I agree! Lots more things are sync. Also: the state of my source files -> my compiler (in watch mode), about 20 different APIs in the kernel - from keyboard state to filesystem watching to process monitoring to connected USB devices.

Also, http caching is sort of a special case of sync - where the cache (say, nginx) is trying to keep a synchronised copy of a resource from the backend web server. But because there’s no way for the web server to notify nginx that the resource has changed, you get both stale reads and unnecessary polling. Doing fan-out would be way more efficient than a keep alive header if we had a way to do it!

CRDTs are cool tech. (I would know - I’ve been playing with them for years). But I think it’s worth dividing data interfaces into two types: owned data and shared data. Owned data has a single owner (eg the database, the kernel, the web server) and other devices live down stream of that owner. Shared data sources have more complex systems - eg everyone in the network has a copy of the data and can make changes, then it’s all eventually consistent. Or raft / paxos. Think git, or a distributed database. And they can be combined - eg, the app server is downstream of a distributed database. GitHub actions is downstream of a git repo.
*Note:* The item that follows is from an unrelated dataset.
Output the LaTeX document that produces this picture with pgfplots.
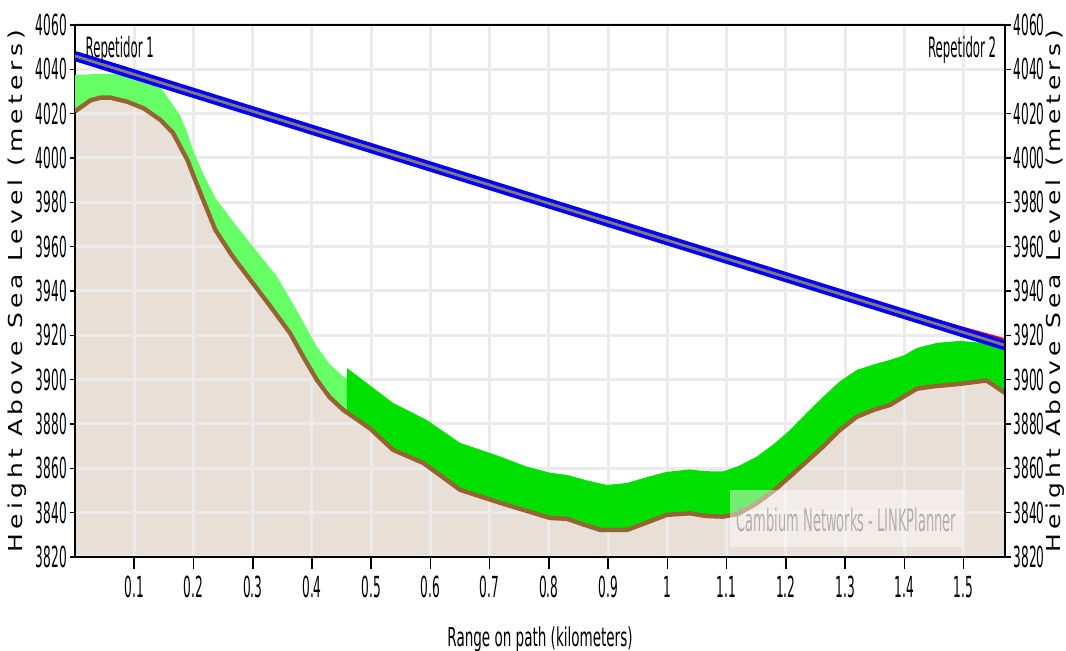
\documentclass[border=0pt]{standalone}
\usepackage{fontspec}
\setmainfont{DejaVu Sans}[FakeStretch=0.42]
\newfontfamily\xlabfont{DejaVu Sans}[FakeStretch=0.52]
\newfontfamily\ylabfont{DejaVu Sans}[FakeStretch=1.3,LetterSpace=22]
\usepackage{pgfplots}
\pgfplotsset{compat=1.18}
\definecolor{beige}{RGB}{232,224,215}
\definecolor{lgreen}{RGB}{102,255,102}
\definecolor{bgreen}{RGB}{0,224,0}
\definecolor{terrain}{RGB}{150,100,50}
\definecolor{gridc}{RGB}{235,235,235}
\definecolor{losmid}{RGB}{135,120,120}
\definecolor{wmtext}{RGB}{180,175,170}
\begin{document}
\begin{tikzpicture}
\begin{axis}[name=ax, set layers, scale only axis, width=465pt, height=266pt,
  xmin=0, xmax=1.57, ymin=3820, ymax=4060,
  xtick={0.1,0.2,0.3,0.4,0.5,0.6,0.7,0.8,0.9,1,1.1,1.2,1.3,1.4,1.5},
  ytick={3820,3840,3860,3880,3900,3920,3940,3960,3980,4000,4020,4040,4060},
  xtick pos=left, ytick pos=left, tick align=outside,
  xtick style={/pgfplots/major tick length=6pt},
  ytick style={/pgfplots/major tick length=2.5pt},
  grid=major, major grid style={gridc, line width=1.5pt},
  axis line style={black, line width=0.8pt},
  tick style={black, line width=0.8pt},
  ticklabel style={font=\fontsize{14.5}{16}\selectfont},
  xticklabel style={yshift=-1.8pt},
  yticklabel style={xshift=3.7pt},
  /pgf/number format/assume math mode=true,
  /pgf/number format/1000 sep={},
  scaled y ticks=false, scaled x ticks=false,
  xlabel={Range on path (kilometers)},
  xlabel style={font=\xlabfont\fontsize{13}{15}\selectfont, at={(axis description cs:0.5,-0.155)}, anchor=center},
]
% ground fill
\addplot[on layer=axis background, draw=none, fill=beige] coordinates {
(0.000,4021) (0.026,4026) (0.043,4027.2) (0.060,4027.2) (0.088,4025.4) (0.116,4022.4) (0.144,4017.2) (0.165,4011.5) (0.178,4005) (0.190,3999) (0.200,3992) (0.218,3980) (0.237,3967.5) (0.265,3956) (0.296,3945) (0.330,3933) (0.363,3921) (0.386,3910) (0.408,3900) (0.430,3892) (0.453,3886.3) (0.498,3878) (0.537,3868.3) (0.588,3862.4) (0.650,3850.3) (0.718,3844.4) (0.760,3841) (0.802,3837.6) (0.831,3837.2) (0.860,3834.5) (0.887,3832.2) (0.932,3832.2) (0.965,3835.5) (0.999,3839) (1.038,3839.7) (1.065,3838.5) (1.094,3838.2) (1.120,3839.5) (1.151,3844.2) (1.180,3850) (1.207,3856.3) (1.263,3869.8) (1.290,3877) (1.320,3883.3) (1.350,3886.5) (1.376,3888.6) (1.400,3892.5) (1.421,3895.9) (1.450,3897) (1.494,3898.1) (1.539,3899.6) (1.570,3894)
(1.570,3820) (0,3820)} -- cycle;
% light green clutter band
\addplot[draw=none, fill=lgreen] coordinates {
(0,4037.5) (0.05,4038) (0.095,4037.5) (0.116,4036.5) (0.130,4035) (0.144,4032) (0.160,4026) (0.178,4019) (0.190,4011) (0.200,4003) (0.218,3992) (0.237,3982) (0.265,3972) (0.296,3961.5) (0.341,3946.5) (0.375,3931) (0.408,3915) (0.430,3907) (0.453,3901.4) (0.459,3900.5)
(0.459,3885.2) (0.453,3886.3) (0.430,3892) (0.408,3900) (0.386,3910) (0.363,3921) (0.330,3933) (0.296,3945) (0.265,3956) (0.237,3967.5) (0.218,3980) (0.200,3992) (0.190,3999) (0.178,4005) (0.165,4011.5) (0.144,4017.2) (0.116,4022.4) (0.088,4025.4) (0.060,4027.2) (0.043,4027.2) (0.026,4026) (0.000,4021)} -- cycle;
% bright green clutter band
\addplot[draw=none, fill=bgreen] coordinates {
(0.459,3885.2) (0.459,3905.3) (0.500,3897) (0.537,3889.5) (0.594,3881.8) (0.650,3871.5) (0.718,3865.3) (0.760,3861) (0.802,3858) (0.831,3857) (0.865,3854.5) (0.898,3852.5) (0.932,3853.4) (0.965,3856) (0.999,3858.4) (1.038,3859.5) (1.065,3858.7) (1.094,3858.6) (1.120,3861) (1.151,3865.3) (1.180,3871) (1.207,3877.3) (1.235,3885) (1.263,3892.3) (1.290,3899) (1.320,3904.4) (1.350,3907) (1.376,3908.9) (1.400,3911) (1.421,3914.3) (1.455,3916.6) (1.494,3917.5) (1.533,3916.6) (1.570,3913.4)
(1.570,3894) (1.539,3899.6) (1.494,3898.1) (1.450,3897) (1.421,3895.9) (1.400,3892.5) (1.376,3888.6) (1.350,3886.5) (1.320,3883.3) (1.290,3877) (1.263,3869.8) (1.207,3856.3) (1.180,3850) (1.151,3844.2) (1.120,3839.5) (1.094,3838.2) (1.065,3838.5) (1.038,3839.7) (0.999,3839) (0.965,3835.5) (0.932,3832.2) (0.887,3832.2) (0.860,3834.5) (0.831,3837.2) (0.802,3837.6) (0.760,3841) (0.718,3844.4) (0.650,3850.3) (0.588,3862.4) (0.537,3868.3) (0.498,3878)} -- cycle;
% terrain line
\addplot[terrain, line width=2.2pt, line join=round] coordinates {
(0.000,4021) (0.026,4026) (0.043,4027.2) (0.060,4027.2) (0.088,4025.4) (0.116,4022.4) (0.144,4017.2) (0.165,4011.5) (0.178,4005) (0.190,3999) (0.200,3992) (0.218,3980) (0.237,3967.5) (0.265,3956) (0.296,3945) (0.330,3933) (0.363,3921) (0.386,3910) (0.408,3900) (0.430,3892) (0.453,3886.3) (0.498,3878) (0.537,3868.3) (0.588,3862.4) (0.650,3850.3) (0.718,3844.4) (0.760,3841) (0.802,3837.6) (0.831,3837.2) (0.860,3834.5) (0.887,3832.2) (0.932,3832.2) (0.965,3835.5) (0.999,3839) (1.038,3839.7) (1.065,3838.5) (1.094,3838.2) (1.120,3839.5) (1.151,3844.2) (1.180,3850) (1.207,3856.3) (1.263,3869.8) (1.290,3877) (1.320,3883.3) (1.350,3886.5) (1.376,3888.6) (1.400,3892.5) (1.421,3895.9) (1.450,3897) (1.494,3898.1) (1.539,3899.6) (1.570,3894)};
% red line
\addplot[red, line width=0.8pt] coordinates {(1.35,3934.6) (1.57,3918.3)};
% line of sight
\addplot[blue, line width=5pt] coordinates {(0,4046) (1.57,3915.5)};
\addplot[losmid, line width=1.4pt] coordinates {(0,4046) (1.57,3915.5)};
% labels
\node[anchor=north west, inner sep=0pt, font=\fontsize{14}{16}\selectfont] at (rel axis cs:0.011,0.979) {Repetidor 1};
\node[anchor=north east, inner sep=0pt, font=\fontsize{14}{16}\selectfont] at (rel axis cs:0.991,0.979) {Repetidor 2};
% watermark
\fill[white, opacity=0.45] (axis cs:1.106,3824.5) rectangle (axis cs:1.499,3850.3);
\node[text=wmtext, font=\fontsize{15.5}{17}\selectfont] at (axis cs:1.3025,3836.8) {Cambium Networks - LINKPlanner};
\end{axis}
\begin{axis}[scale only axis, width=465pt, height=266pt, at={(ax.south west)}, anchor=south west,
  xmin=0, xmax=1.57, ymin=3820, ymax=4060,
  axis y line*=right, axis x line=none,
  ytick={3820,3840,3860,3880,3900,3920,3940,3960,3980,4000,4020,4040,4060},
  tick align=outside, major tick length=3pt,
  axis line style={black, line width=0.8pt},
  tick style={black, line width=0.8pt},
  ticklabel style={font=\fontsize{14.5}{16}\selectfont},
  yticklabel style={xshift=-2.2pt},
  /pgf/number format/assume math mode=true,
  /pgf/number format/1000 sep={},
  scaled y ticks=false,
]
\end{axis}
\node[xshift=-29pt, rotate=90, font=\ylabfont\fontsize{9.6}{11}\selectfont] at (ax.west) {Height Above Sea Level (meters)};
\node[xshift=25pt, rotate=90, font=\ylabfont\fontsize{9.6}{11}\selectfont] at (ax.east) {Height Above Sea Level (meters)};
\pgfresetboundingbox
\path[use as bounding box] ([shift={(-37.5pt,-47pt)}]ax.south west) rectangle ([shift={(30.5pt,12.5pt)}]ax.north east);
\end{tikzpicture}
\end{document}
I’ve been meaning to write a blog post about this for years. Once you realise how ubiquitous this problem is, you see it absolutely everywhere.

And then there's the third super-special category of shared data with no central server, and where only certain users should be allowed to perform certain operations. This comes up most often in p2p networks, censorship resistance etc.

In most cases, the easiest approach there is just "slap a blockchain on it", as a good and modern (think Ethereum, not Bitcoin) blockchain essentially "abstracts away" the decentralization and mostly acts like a centralized computer to higher layers.

That is certainly not the only viable approach, and I wish we looked at others more. For example, a decentralized DNS-like system, without an attached cryptocurrency, but with global consensus on what a given name points to, would be extremely useful. I'm not convinced that such a thing is possible, you need some way of preventing one bad actor from grabbing all the names, and monetary compensation seems like the easiest one, but we should be looking in this direction a lot more.

  • > And then there's the third super-special category of shared data with no central server, and where only certain users should be allowed to perform certain operations. This comes up most often in p2p networks, censorship resistance etc.

    In my mind, this is just the second category again. It’s just a shared data system, except with data validation & Byzantine fault tolerance requirements.

    It’s a surprisingly common and thorny problem. For example, I could change my local git client to generate invalid / wrong hashes for my commits. When I push my changes, other peers should - in some way - reject them. PVH (of Ink&Switch) has a rule when thinking about systems like this. He says you’re free to deface your own copy of the US constitution. But I don’t have to pull your changes.

    Access control makes the BFT problem much worse. The classic problem is that if two admins concurrently remove each other, it’s not clear what happens. In a crdt (or git), peers are free to backdate their changes to any arbitrary point in the past. If you try and implement user roles on top of a crdt, it’s a nightmare. I think CRDTs are just the wrong tool for thinking about access control.

I can't wait to read that blog post. I know you're an expert in this and respect your views.

One thing I think that is missing in the discussion about shared data (and maybe you can correct me) is that there are two ways of looking at the problem: * The "math/engineering" way, where once state is identical you are done! * The "product manager" way where you have reasonable-sounding requests like "I was typing in the middle of a paragraph, then someone deleted that paragraph, and my text was gone! It should be its own new paragraph in the same place."

Literally having identical state (or even identical state that adheres to a schema) is hard enough, but I'm not aware of techniques to ensure 1) identical state 2) adhering to a schema 3) that anyone on the team can easily modify in response to "PM-like" demands without being a sync expert.